Protesters in Bahrain show solidarity with Egypt. File photo dated Feb. 4, 2011 from Mahmood al-Yousif.

Protesters in Bahrain show solidarity with Egypt. File photo dated Feb. 4, 2011 from Mahmood al-Yousif.

If Western news outlets were to approach their coverage of Day’s arrest from this perspective, they would necessarily show more interest in the ongoing persecution of local journalists in Bahrain. On one level, these journalists’ detention serves to expose Bahrain officials’ refusal to live sustainably with differences in their own nation. Since the 2011 uprisings, Bahrain officials have cracked down on dissenters with oppositional perspectives, refusing to create a space in which multiple viewpoints can coexist.

On another level, the continued detention of local reporters in Bahrain shows that there are huge disparities among the world’s journalists, disparities that need to be better understood. Visiting correspondents may have different agendas than local journalists, for example. On top of that, local journalists must deal with working conditions that are inherently riskier than those of Western reporters. In an increasingly interconnected world, these distinctions should be of interest to Western news organizations and their audiences.
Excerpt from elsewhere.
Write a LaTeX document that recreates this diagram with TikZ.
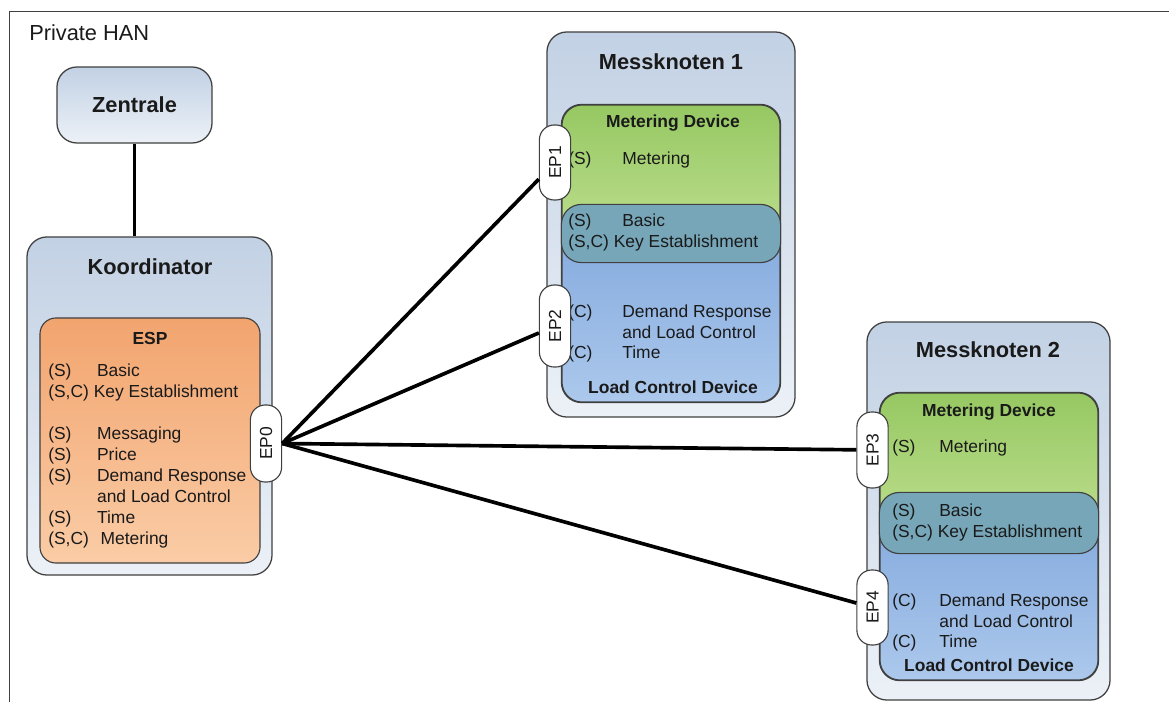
\documentclass[tikz,border=0pt]{standalone}
\usepackage{fontspec}
\setmainfont{Liberation Sans}

\definecolor{hanA}{RGB}{194,209,228}
\definecolor{hanB}{RGB}{236,241,247}
\definecolor{espA}{RGB}{242,164,110}
\definecolor{espB}{RGB}{250,204,166}
\definecolor{mdA}{RGB}{150,200,98}
\definecolor{mdB}{RGB}{196,226,150}
\definecolor{lcdA}{RGB}{126,166,220}
\definecolor{lcdB}{RGB}{172,200,236}
\definecolor{both}{RGB}{118,166,184}
\definecolor{rim}{RGB}{64,64,64}
\definecolor{ink}{RGB}{26,26,26}

\newcommand{\bigfont}{\fontsize{15.5}{18}\selectfont}
\newcommand{\txtfont}{\fontsize{12.4}{14.9}\selectfont}
\newcommand{\cl}[3][2.8em]{\makebox[#1][l]{#2}#3}

\begin{document}
\begin{tikzpicture}
		[x=0.025cm, y=-0.025cm,
		 box/.style={draw=rim, line width=0.9pt, rounded corners=0.5cm, top color=hanA, bottom color=hanB, inner sep=0},
		 esp/.style={draw=rim, line width=0.8pt, rounded corners=0.4cm, top color=espA, bottom color=espB, inner sep=0},
		 md/.style={draw=rim, line width=0.8pt, rounded corners=0.5cm, top color=mdA, bottom color=mdB, inner sep=0},
		 lcd/.style={draw=rim, line width=0.8pt, rounded corners=0.5cm, top color=lcdA, bottom color=lcdB, inner sep=0},
		 ep/.style={draw=rim, line width=0.8pt, fill=white, rounded corners=0.37cm, rotate=90, minimum height=0.78cm, inner sep=0, font=\txtfont, text=ink},
		 title/.style={font=\bigfont\bfseries, text=ink, inner sep=0},
		 sub/.style={font=\txtfont\bfseries, text=ink, inner sep=0},
		 txt/.style={anchor=west, align=left, font=\txtfont, text=ink, inner sep=0},
		 link/.style={-, line width=2.6pt, black}]

		\useasboundingbox (0,0) rectangle (1169,702);
		\draw[rim, line width=0.7pt] (1169,11) -- (9,11) -- (9,702);
		\node[anchor=west, font=\bigfont, text=ink, inner sep=0] (han) at (29,33) {Private HAN};

		% Zentrale und Koordinator
		\node[box, minimum width=3.875cm, minimum height=1.9cm, font=\bigfont\bfseries, text=ink] (zentrale) at (134.5,105) {Zentrale};

		\node[box, minimum width=6.125cm, minimum height=8.45cm] (koord) at (149.5,406) {};
		\node[title] (koordt) at (150,267) {Koordinator};
		\node[esp, minimum width=5.5cm, minimum height=6.125cm] (esp) at (150,440.5) {};
		\node[sub] (espt) at (150,338) {ESP};
		\node[txt] (espl) at (48,456)
			{\cl{(S)}{Basic}\\(S,C) Key Establishment\\[14.9pt]
			 \cl{(S)}{Messaging}\\\cl{(S)}{Price}\\\cl{(S)}{Demand Response}\\
			 \cl{}{and Load Control}\\\cl{(S)}{Time}\\\cl[3em]{(S,C)}{Metering}};
		\node[ep, minimum width=1.925cm] (ep0) at (266,443.5) {EP0};

		\draw[link] (zentrale.south) -- (zentrale.south |- koord.north);

		% Messknoten 1
		\node[box, minimum width=6.2cm, minimum height=9.625cm] (mk1) at (671,224.5) {};
		\node[title] (mk1t) at (671,62) {Messknoten 1};
		\node[md, minimum width=5.45cm, minimum height=3.925cm] (md1) at (671,183.5) {};
		\node[lcd, minimum width=5.45cm, minimum height=4.925cm] (lcd1) at (671,303.5) {};

		% Messknoten 2
		\node[box, minimum width=6.075cm, minimum height=9.45cm] (mk2) at (988.5,511) {};
		\node[title] (mk2t) at (988,350) {Messknoten 2};
		\node[md, minimum width=5.45cm, minimum height=4cm] (md2) at (989,473) {};
		\node[lcd, minimum width=5.45cm, minimum height=4.675cm] (lcd2) at (989,586.5) {};

		% gemeinsame Cluster
		\foreach \m/\l in {md1/lcd1, md2/lcd2} {
			\begin{scope}
				\clip[rounded corners=0.5cm] (\m.south west) rectangle (\m.north east);
				\fill[both, rounded corners=0.5cm] (\l.south west) rectangle (\l.north east);
			\end{scope}
			\draw[rim, line width=0.8pt, rounded corners=0.5cm] (\m.south west) rectangle (\m.north east);
			\draw[rim, line width=0.8pt, rounded corners=0.5cm] (\l.south west) rectangle (\l.north east);
		}

		\node[sub] (md1t) at (673,123) {Metering Device};
		\node[txt] (md1l) at (568,160) {\cl[3.1em]{(S)}{Metering}};
		\node[txt] (both1l) at (568,232.5) {\cl[3.1em]{(S)}{Basic}\\(S,C) Key Establishment};
		\node[txt] (lcd1l) at (568,333.5)
			{\cl[3.1em]{(C)}{Demand Response}\\\cl[3.1em]{}{and Load Control}\\\cl[3.1em]{(C)}{Time}};
		\node[sub] (lcd1t) at (673,387) {Load Control Device};

		\node[sub] (md2t) at (989,412) {Metering Device};
		\node[txt] (md2l) at (892,448) {\cl[2.7em]{(S)}{Metering}};
		\node[txt] (both2l) at (892,522.5) {\cl[2.7em]{(S)}{Basic}\\(S,C) Key Establishment};
		\node[txt] (lcd2l) at (892,622.5)
			{\cl[2.7em]{(C)}{Demand Response}\\\cl[2.7em]{}{and Load Control}\\\cl[2.7em]{(C)}{Time}};
		\node[sub] (lcd2t) at (989,665) {Load Control Device};

		% Endpunkte
		\node[ep, minimum width=1.875cm] (ep1) at (555,162.5) {EP1}
			edge [link]	(ep0.south)
		;
		\node[ep, minimum width=2.05cm] (ep2) at (555,326) {EP2}
			edge [link]	(ep0.south)
		;
		\node[ep, minimum width=1.9cm] (ep3) at (872.5,450) {EP3}
			edge [link]	(ep0.south)
		;
		\node[ep, minimum width=1.875cm] (ep4) at (872.5,607.5) {EP4}
			edge [link]	(ep0.south)
		;

	\end{tikzpicture}
\end{document}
And it’s the news outlets’ job to bring these issues into the light.

There is more to the story of this recent arrest than the figure of the young American freelancer who made it home. Courageous and brilliant, Day’s own work has repeatedly pointed to the nuances of foreign reporting as well, encouraging more dialogue on the dangers that journalists face. News organizations and journalism scholars need to treat Day’s experience as a larger opportunity to talk about the people who haven’t yet been released — the people who may never be released at all.